Lindblom opened with a reminder that the majority of the viaduct will be closed from Oct. 21 to Oct. 31 (more details on that closure here)
“Good to see all you happy folks, because we need to get that in now before Oct. 21 when the closures and detours get started,” he said. “And then after that’s over there will be a four year detour.”
As for the daily delays for the next four years, Lindblom said, “I think it’s going to add about 10 minutes to the existing commute (in addition to existing delays such as the West Seattle bridge lane constriction)."
“Bicycling is already the quickest way to work for me but I often don’t do it because I’m picking up kids or meeting my wife somewhere,” Lindblom added. “Bicycling is looking to be the most efficient way, but you can’t really organize society around just the people who can bike eight miles in 25 minutes – that’s not sustainable.”
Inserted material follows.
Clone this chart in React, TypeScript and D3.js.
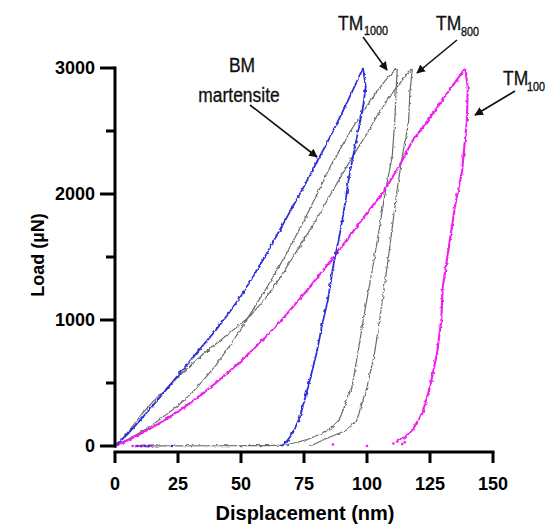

After laying out the basics, Lindblom opened the floor to transportation questions from Rotary members. The hands shot up and the questions came with pace – including and beyond the tunnel:
Q: I’m really curious about the boring machine they will use to dig out the tunnel. Will there be a chance to see it?
A: “It’s being assembled in Osaka, Japan and will be brought over … in large components. They are going to assemble it on location in SoDo … if you are bicycling or if you want to take a long walk from Pioneer Square in the area you would probably have a chance to see it. I just don’t know yet if they are going to do public tours.”
Q: We know the viaduct is going to be bad, but it seems like they keep mitigating the reality of how bad it’s going to be. It’s not nine minutes, when you take a look at what it’s done to West Seattle and the freeway already, it’s backed up in Delridge sometimes a quarter of a mile back from the West Seattle Bridge.
A: “Nine minutes was an average figure that WashDOT put out a week or two after they shrunk the lanes. I take the viaduct most days, I either drive it or take it on a bus, as an average, ya, it could range anywhere from five minutes extra to a half an hour extra … Once it comes all the way back to the Delridge onramp then you basically have road rage and folks jockeying for position. You can’t really merge unless you do things like cut corners and cut too early or cut too late.”
Q: What are they going to do with all the dirt from the tunnel?
A: “It’s going to go out by barge. The conveyor belts from the tunnel are going to stretch all the way to Pier 48 and then a barge … is going to collect the spoils and go up to an abandoned quarry that is near Port Townsend. That will be a good thing because there will be less truck traffic than usual in the streets down there.”
Q: What was the fatal flaw for the monorail project?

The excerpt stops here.